Pressure is about using demands, threats or persistent reminders in an attempt to influence someone. Perhaps not surprisingly, this approach was amongst the worst, actually leading to reduced commitment to the task, and negative ratings of the individual. It turns out that people don’t like being forced to do something. Now, we know this intellectually, but it’s amazing how frequently people use pressure as an influencing approach. By way of example, I have three sons at home, and I can assure you, pressure is an influencing tactic I default to with them far more often than I’d like to admit.
The researchers found the coalition tactic, where I gather up others to try to influence you, is also negative as an approach. The old ‘lots of people agree with me’ argument might make someone feel more powerful, but it doesn’t help them to influence others - at best, it’s neutral.
Another approach - legitimating - sounds on the surface like a good influencing tactic. It’s where I point out the rules and policies that support a particular course of action, or why my role means you should listen to me. However this tactic also failed to influence others towards action, and also led to lower ratings of effectiveness.
Why are these three approaches so ineffective? The study indicates it’s because they all focus on behavioural compliance without changing attitudes. Sure - I’ll do what you’re asking of me while you’re standing there, but as soon as you walk away I’ll go back to my original position.
Leaders who rely on pressure, position and rules better be prepared to micromanage every task, because their approach to influencing requires them to micromanage every task.
So what approaches are the most effective?
Yukl and Tracey found that inspirational appeal was a particularly positive influencing tactic. This is where my request is tied to your values, ideals and aspirations, or where it builds your confidence that you can make a contribution. Making an inspirational appeal helps create meaning and purpose for those you lead. Rather than trying to build behavioural compliance, inspirational appeal acts on someone’s attitudes, and that means it works while you’re not there - the person is self-motivated to take action.
But effective influencing isn’t just about a compelling speech. Yukl and Tracey found rational persuasion was also very effective as an influencing tactic. As the name suggests, rational persuasion uses logical arguments and facts to persuade others. It provides the evidence many people need to be comfortable with a particular approach.
They also found that consultation was an effective tactic when influencing others. Consultation involves others in the initial decision making and implementation. By gathering and responding to ideas, people have far more of a vested interest in the change and implementation.
Again, the three most effective influencing tactics all involved the internalisation of favourable attitudes. Whether it’s inspirational appeal, rational persuasion or consultation, something is passed from the leader to the other person which means they want to make a change, rather than the leader having to stand around all day telling people what to do.
So some questions for you now.

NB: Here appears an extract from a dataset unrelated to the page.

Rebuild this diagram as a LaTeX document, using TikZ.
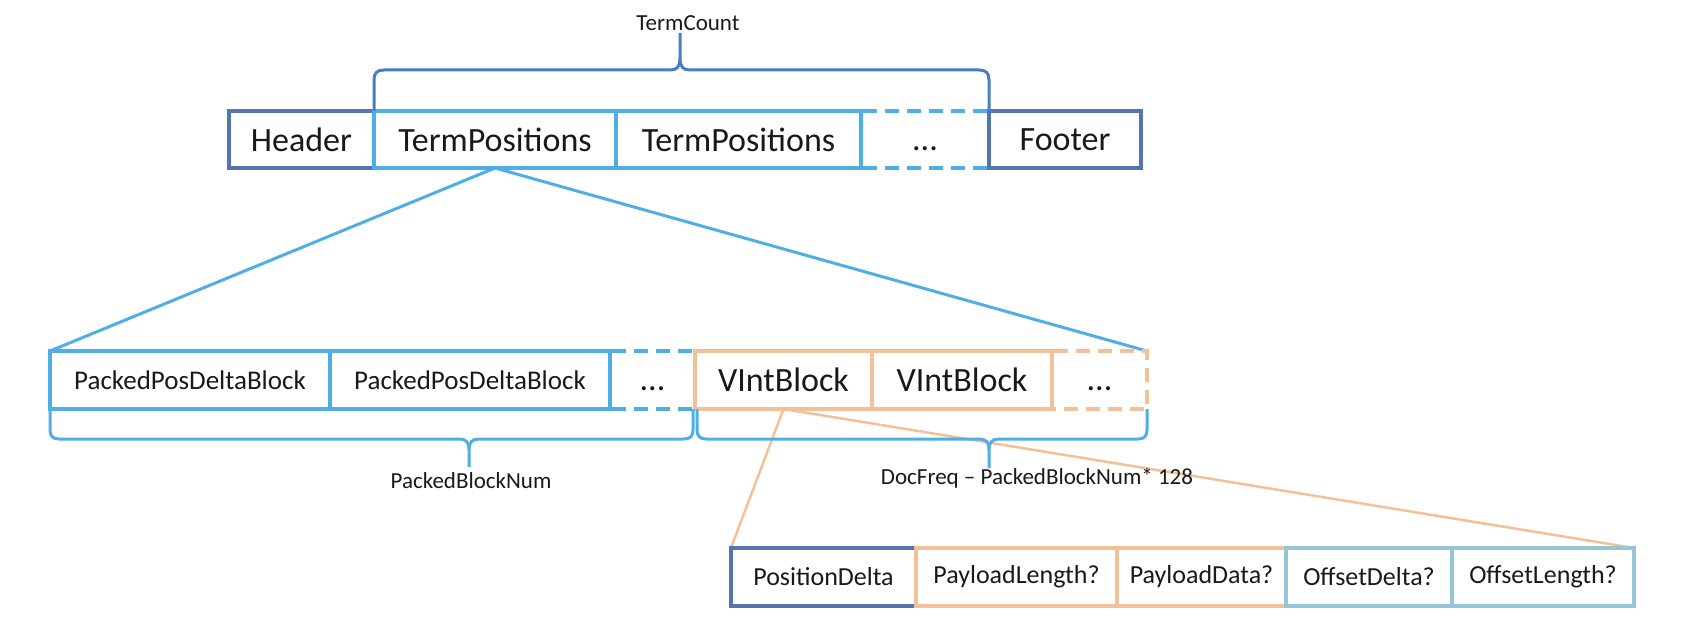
\documentclass[tikz,border=0pt]{standalone}
\usepackage{fontspec}
\setmainfont{Carlito}
\definecolor{dkblue}{RGB}{84,116,178}
\definecolor{ltblue}{RGB}{80,174,230}
\definecolor{brblue}{RGB}{70,126,196}
\definecolor{orng}{RGB}{244,192,152}
\definecolor{tealb}{RGB}{150,198,214}
\definecolor{txt}{RGB}{25,25,25}
\begin{document}
\begin{tikzpicture}[x=1pt,y=-1pt,
  cell/.style={draw, line width=4pt, minimum height=57pt, inner sep=0pt, outer sep=0pt, text=txt, anchor=center},
  bigf/.style={font=\fontsize{34}{40}\selectfont},
  midf/.style={font=\fontsize{27}{32}\selectfont},
  smf/.style={font=\fontsize{26}{30}\selectfont},
  lbl/.style={font=\fontsize{23}{27}\selectfont, text=txt, inner sep=0pt},
  dashedge/.style={line width=4pt, dash pattern=on 14pt off 8pt},
  brace/.style={line width=3pt},
  conn/.style={line width=3pt},
]
\useasboundingbox (0,0) rectangle (1684,628);

% ---- row 1 ----
\node[cell, draw=dkblue, bigf, minimum width=145pt] (header) at (301.5,139.5) {Header};
\node[cell, draw=ltblue, bigf, minimum width=242pt] (tp1) at (495,139.5) {TermPositions};
\node[cell, draw=ltblue, bigf, minimum width=245pt] (tp2) at (738.5,139.5) {TermPositions};
\node[cell, draw=none, bigf, minimum width=128pt] (dots1) at (925,139.5) {\vphantom{H}...};
\node[cell, draw=dkblue, bigf, minimum width=152pt] (footer) at (1065,139.5) {Footer};
\draw[dashedge, ltblue] ([xshift=2pt]dots1.north west) -- ([xshift=-2pt]dots1.north east);
\draw[dashedge, ltblue] ([xshift=2pt]dots1.south west) -- ([xshift=-2pt]dots1.south east);

% ---- row 2 ----
\node[cell, draw=none, midf, minimum width=280pt, minimum height=58pt] (p1) at (190,380) {PackedPosDeltaBlock};
\node[cell, draw=none, midf, minimum width=280pt, minimum height=58pt] (p2) at (470,380) {PackedPosDeltaBlock};
\node[cell, draw=none, bigf, minimum width=85pt, minimum height=58pt] (dots2) at (652.5,380) {\vphantom{H}...};
\node[cell, draw=none, bigf, minimum width=177pt, minimum height=58pt] (v1) at (783.5,380) {VIntBlock};
\node[cell, draw=none, bigf, minimum width=180pt, minimum height=58pt] (v2) at (962,380) {VIntBlock};
\node[cell, draw=none, bigf, minimum width=95pt, minimum height=58pt] (dots3) at (1099.5,380) {\vphantom{H}...};

% ---- row 3 ----
\node[cell, draw=none, smf, minimum width=185pt, minimum height=58pt] (pd) at (823.5,577) {PositionDelta};
\node[cell, draw=none, smf, minimum width=201pt, minimum height=58pt] (pl) at (1016.5,577) {PayloadLength?};
\node[cell, draw=none, smf, minimum width=169pt, minimum height=58pt] (pdat) at (1201.5,577) {PayloadData?};
\node[cell, draw=none, smf, minimum width=166pt, minimum height=58pt] (od) at (1369,577) {OffsetDelta?};
\node[cell, draw=none, smf, minimum width=182pt, minimum height=58pt] (ol) at (1543,577) {OffsetLength?};

% ---- connectors ----
\draw[conn, ltblue] (tp1.south) -- (p1.north west);
\draw[conn, ltblue] (tp1.south) -- (dots3.north east);
\draw[conn, orng, line width=2.5pt] (v1.south) -- (pd.north west);
\draw[conn, orng, line width=2.5pt] (v1.south) -- (ol.north east);

% ---- row 2 borders ----
\draw[line width=4pt, ltblue] (p1.north west) rectangle (p1.south east);
\draw[line width=4pt, ltblue] (p2.north west) rectangle (p2.south east);
\draw[dashedge, ltblue] ([xshift=2pt]dots2.north west) -- ([xshift=-2pt]dots2.north east);
\draw[dashedge, ltblue] ([xshift=2pt]dots2.south west) -- ([xshift=-2pt]dots2.south east);
\draw[line width=4pt, orng] (v1.north west) rectangle (v1.south east);
\draw[line width=4pt, orng] (v2.north west) rectangle (v2.south east);
\draw[dashedge, orng] ([xshift=2pt]dots3.north west) -- (dots3.north east) -- (dots3.south east) -- ([xshift=2pt]dots3.south west);

% ---- row 3 borders ----
\draw[line width=4pt, dkblue] (pd.north west) rectangle (pd.south east);
\draw[line width=4pt, orng] (pl.north west) rectangle (pl.south east);
\draw[line width=4pt, orng] (pdat.north west) rectangle (pdat.south east);
\draw[line width=4pt, tealb] (od.north west) rectangle (od.south east);
\draw[line width=4pt, tealb] (ol.north west) rectangle (ol.south east);

% ---- braces ----
\coordinate (tcTip) at (680,33);
\draw[brace, brblue] (tp1.north west) -- (374,80) .. controls (374,73) and (377,70) .. (384,70)
  -- (670,70) .. controls (677,70) and (680,67) .. (680,58) -- (tcTip);
\draw[brace, brblue] (dots1.north east) -- (989,80) .. controls (989,73) and (986,70) .. (979,70)
  -- (690,70) .. controls (683,70) and (680,67) .. (680,58);

\coordinate (pbTip) at (469,467);
\draw[brace, ltblue] (p1.south west) -- (50,430) .. controls (50,436) and (53,439) .. (59,439)
  -- (459,439) .. controls (466,439) and (469,442) .. (469,450) -- (pbTip);
\draw[brace, ltblue] (693,409) -- (693,430) .. controls (693,436) and (690,439) .. (684,439)
  -- (479,439) .. controls (472,439) and (469,442) .. (469,450);

\coordinate (dfTip) at (989,468);
\draw[brace, ltblue] (697,409) -- (697,430) .. controls (697,436) and (700,439) .. (706,439)
  -- (979,439) .. controls (986,439) and (989,442) .. (989,450) -- (dfTip);
\draw[brace, ltblue] (dots3.south east) -- (1147,430) .. controls (1147,436) and (1144,439) .. (1138,439)
  -- (999,439) .. controls (992,439) and (989,442) .. (989,450);

% ---- labels ----
\node[lbl] (termcount) at (688,23) {TermCount};
\node[lbl] (pbnum) at (471,481) {PackedBlockNum};
\node[lbl] (docfreq) at (1037,478) {DocFreq – PackedBlockNum* 128};
\end{tikzpicture}
\end{document}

Of the three most effective influencing tactics, which do you tend to default to? Is it inspirational appeal, rational persuasion or consultation? In my experience, many people default to rational persuasion - a reliance on the facts and data to persuade others - and that’s fine.
But it’s worth practicing the other approaches to increase your influence. Perhaps you might include a story, or some additional data, or involve others more in idea generation - these can all help to increase your influence.
You can also combine these three approaches. Let’s use an example of a company where a number of people have recently had injuries while lifting. It turns out that these injuries all involved the person lifting something that wasn’t directly in front of them - they were twisting their body while lifting.
A legitimating tactic would be to make yet another new rule - no twisting while you lift. But the research on influencing would suggest most people won’t follow this rule because it isn’t internalised. People may not understand the reason for the rule, or why it matters to them.
A better approach would be to use all three effective influencing tactics. As the leader, you could start by sharing the importance of having a workplace where everyone can go home at the end of each day safe, and perhaps even healthier than when they arrived. You could also share the data about the type of injuries that are occurring. Then you could involve people in identifying the kinds of activities where the injuries are most likely to occur, and in brainstorming ways of reducing these risks. Yukl and Tracey’s research indicates this approach will have a much greater chance of success.
This week, think about the way you influence. Watch the way others in the workplace influence. And if there’s someone who is particularly influential, spend some time observing how they influence others.